Plotting code records:
......
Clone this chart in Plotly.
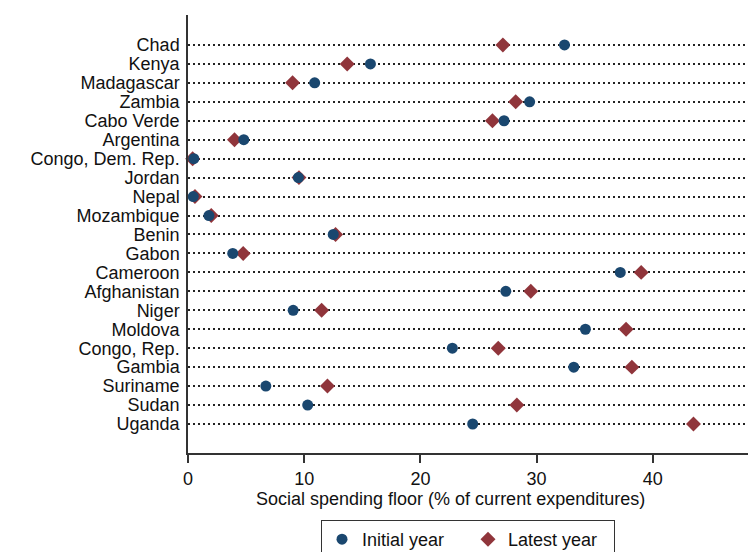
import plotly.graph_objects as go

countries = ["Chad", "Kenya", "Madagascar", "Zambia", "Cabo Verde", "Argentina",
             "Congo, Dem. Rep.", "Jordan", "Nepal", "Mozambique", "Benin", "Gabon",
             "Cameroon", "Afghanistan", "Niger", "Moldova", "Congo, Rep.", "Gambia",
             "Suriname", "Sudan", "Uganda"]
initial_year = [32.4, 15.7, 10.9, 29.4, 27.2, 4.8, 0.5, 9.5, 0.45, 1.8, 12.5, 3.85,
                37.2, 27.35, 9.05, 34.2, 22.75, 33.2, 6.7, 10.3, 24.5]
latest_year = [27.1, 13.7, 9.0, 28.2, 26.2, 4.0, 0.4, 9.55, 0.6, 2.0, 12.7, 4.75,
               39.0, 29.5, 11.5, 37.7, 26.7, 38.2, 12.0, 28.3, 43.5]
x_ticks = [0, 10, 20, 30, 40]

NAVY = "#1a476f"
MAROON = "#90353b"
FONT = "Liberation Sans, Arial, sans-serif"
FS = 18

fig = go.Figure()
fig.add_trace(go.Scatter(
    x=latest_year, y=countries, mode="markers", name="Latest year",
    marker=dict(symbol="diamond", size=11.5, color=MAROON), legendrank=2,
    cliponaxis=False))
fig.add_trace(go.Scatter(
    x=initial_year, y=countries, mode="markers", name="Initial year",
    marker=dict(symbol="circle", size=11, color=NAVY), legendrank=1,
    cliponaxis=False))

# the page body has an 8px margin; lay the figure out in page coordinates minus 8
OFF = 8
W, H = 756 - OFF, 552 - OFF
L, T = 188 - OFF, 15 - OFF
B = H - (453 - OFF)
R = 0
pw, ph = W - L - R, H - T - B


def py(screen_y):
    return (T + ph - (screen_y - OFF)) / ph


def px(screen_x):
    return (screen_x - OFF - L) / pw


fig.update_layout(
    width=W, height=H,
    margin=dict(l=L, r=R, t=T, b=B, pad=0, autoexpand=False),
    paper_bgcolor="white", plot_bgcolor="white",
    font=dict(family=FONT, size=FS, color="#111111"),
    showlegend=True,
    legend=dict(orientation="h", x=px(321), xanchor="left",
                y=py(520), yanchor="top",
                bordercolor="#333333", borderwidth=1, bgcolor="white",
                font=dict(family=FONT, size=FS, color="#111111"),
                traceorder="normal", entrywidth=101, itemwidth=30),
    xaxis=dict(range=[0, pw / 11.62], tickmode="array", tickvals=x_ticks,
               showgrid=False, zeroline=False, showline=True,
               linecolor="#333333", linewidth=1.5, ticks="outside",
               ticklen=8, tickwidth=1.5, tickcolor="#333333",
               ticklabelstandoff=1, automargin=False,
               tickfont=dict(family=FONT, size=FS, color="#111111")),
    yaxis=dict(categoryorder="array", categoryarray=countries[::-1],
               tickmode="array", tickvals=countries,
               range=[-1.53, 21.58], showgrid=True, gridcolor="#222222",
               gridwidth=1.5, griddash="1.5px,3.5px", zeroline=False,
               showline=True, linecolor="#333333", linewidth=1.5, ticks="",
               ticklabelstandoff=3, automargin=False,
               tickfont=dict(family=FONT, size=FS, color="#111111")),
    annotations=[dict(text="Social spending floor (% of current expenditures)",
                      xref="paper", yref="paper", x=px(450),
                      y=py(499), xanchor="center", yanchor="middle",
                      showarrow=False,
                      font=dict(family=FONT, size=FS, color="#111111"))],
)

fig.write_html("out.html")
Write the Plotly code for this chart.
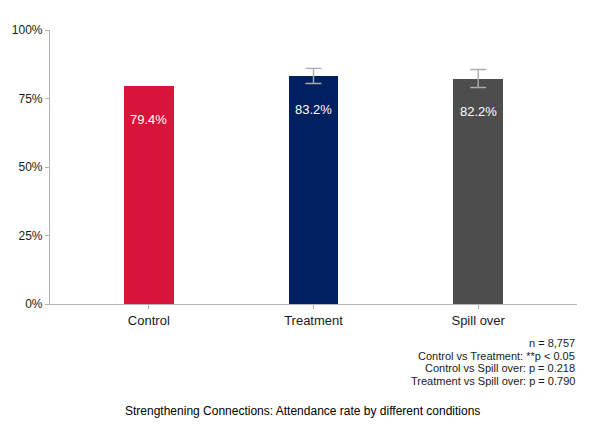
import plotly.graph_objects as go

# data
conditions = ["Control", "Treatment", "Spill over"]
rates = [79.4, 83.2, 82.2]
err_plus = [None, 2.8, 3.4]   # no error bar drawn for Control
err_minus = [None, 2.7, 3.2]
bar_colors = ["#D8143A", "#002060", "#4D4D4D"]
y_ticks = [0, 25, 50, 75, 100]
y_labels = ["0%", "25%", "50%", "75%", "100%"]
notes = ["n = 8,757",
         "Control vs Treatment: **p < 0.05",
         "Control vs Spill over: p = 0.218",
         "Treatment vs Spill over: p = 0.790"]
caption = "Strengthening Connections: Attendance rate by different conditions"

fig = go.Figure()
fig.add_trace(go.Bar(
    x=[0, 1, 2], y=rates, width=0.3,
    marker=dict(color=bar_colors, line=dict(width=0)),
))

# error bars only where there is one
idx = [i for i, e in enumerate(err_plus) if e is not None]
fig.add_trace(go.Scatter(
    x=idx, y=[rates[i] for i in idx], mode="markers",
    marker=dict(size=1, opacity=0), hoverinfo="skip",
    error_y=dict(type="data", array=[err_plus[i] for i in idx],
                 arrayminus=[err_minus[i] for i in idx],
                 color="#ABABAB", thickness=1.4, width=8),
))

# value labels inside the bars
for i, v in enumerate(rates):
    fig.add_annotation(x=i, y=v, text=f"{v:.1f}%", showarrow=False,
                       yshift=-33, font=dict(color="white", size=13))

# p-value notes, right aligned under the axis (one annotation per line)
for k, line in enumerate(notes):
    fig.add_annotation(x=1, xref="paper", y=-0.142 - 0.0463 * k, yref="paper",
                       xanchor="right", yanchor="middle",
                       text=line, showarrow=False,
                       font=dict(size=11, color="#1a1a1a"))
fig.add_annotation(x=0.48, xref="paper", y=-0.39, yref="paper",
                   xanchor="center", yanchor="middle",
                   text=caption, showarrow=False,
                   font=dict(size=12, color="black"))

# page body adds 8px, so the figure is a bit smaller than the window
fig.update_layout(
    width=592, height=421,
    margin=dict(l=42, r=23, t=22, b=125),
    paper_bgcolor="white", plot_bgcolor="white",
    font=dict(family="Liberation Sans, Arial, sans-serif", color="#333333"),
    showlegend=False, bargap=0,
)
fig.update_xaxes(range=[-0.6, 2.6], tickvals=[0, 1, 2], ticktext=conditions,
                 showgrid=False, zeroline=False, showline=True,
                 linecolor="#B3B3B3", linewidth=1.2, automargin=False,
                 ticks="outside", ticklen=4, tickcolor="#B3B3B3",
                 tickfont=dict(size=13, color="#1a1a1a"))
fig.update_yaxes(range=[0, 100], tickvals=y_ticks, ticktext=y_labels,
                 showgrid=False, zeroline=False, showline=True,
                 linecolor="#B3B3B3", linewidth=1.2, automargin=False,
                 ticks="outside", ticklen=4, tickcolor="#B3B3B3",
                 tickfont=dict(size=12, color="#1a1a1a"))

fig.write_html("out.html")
......
_INSTRUCTIONS TO FOLLOW_. Copy the records above from the first line through the line containing "return (screen_x - OFF - L) / pw", both included, and leave out any pictures.

_FINISHED ANSWER_.
Clone this chart in Plotly.
import plotly.graph_objects as go

countries = ["Chad", "Kenya", "Madagascar", "Zambia", "Cabo Verde", "Argentina",
             "Congo, Dem. Rep.", "Jordan", "Nepal", "Mozambique", "Benin", "Gabon",
             "Cameroon", "Afghanistan", "Niger", "Moldova", "Congo, Rep.", "Gambia",
             "Suriname", "Sudan", "Uganda"]
initial_year = [32.4, 15.7, 10.9, 29.4, 27.2, 4.8, 0.5, 9.5, 0.45, 1.8, 12.5, 3.85,
                37.2, 27.35, 9.05, 34.2, 22.75, 33.2, 6.7, 10.3, 24.5]
latest_year = [27.1, 13.7, 9.0, 28.2, 26.2, 4.0, 0.4, 9.55, 0.6, 2.0, 12.7, 4.75,
               39.0, 29.5, 11.5, 37.7, 26.7, 38.2, 12.0, 28.3, 43.5]
x_ticks = [0, 10, 20, 30, 40]

NAVY = "#1a476f"
MAROON = "#90353b"
FONT = "Liberation Sans, Arial, sans-serif"
FS = 18

fig = go.Figure()
fig.add_trace(go.Scatter(
    x=latest_year, y=countries, mode="markers", name="Latest year",
    marker=dict(symbol="diamond", size=11.5, color=MAROON), legendrank=2,
    cliponaxis=False))
fig.add_trace(go.Scatter(
    x=initial_year, y=countries, mode="markers", name="Initial year",
    marker=dict(symbol="circle", size=11, color=NAVY), legendrank=1,
    cliponaxis=False))

# the page body has an 8px margin; lay the figure out in page coordinates minus 8
OFF = 8
W, H = 756 - OFF, 552 - OFF
L, T = 188 - OFF, 15 - OFF
B = H - (453 - OFF)
R = 0
pw, ph = W - L - R, H - T - B


def py(screen_y):
    return (T + ph - (screen_y - OFF)) / ph


def px(screen_x):
    return (screen_x - OFF - L) / pw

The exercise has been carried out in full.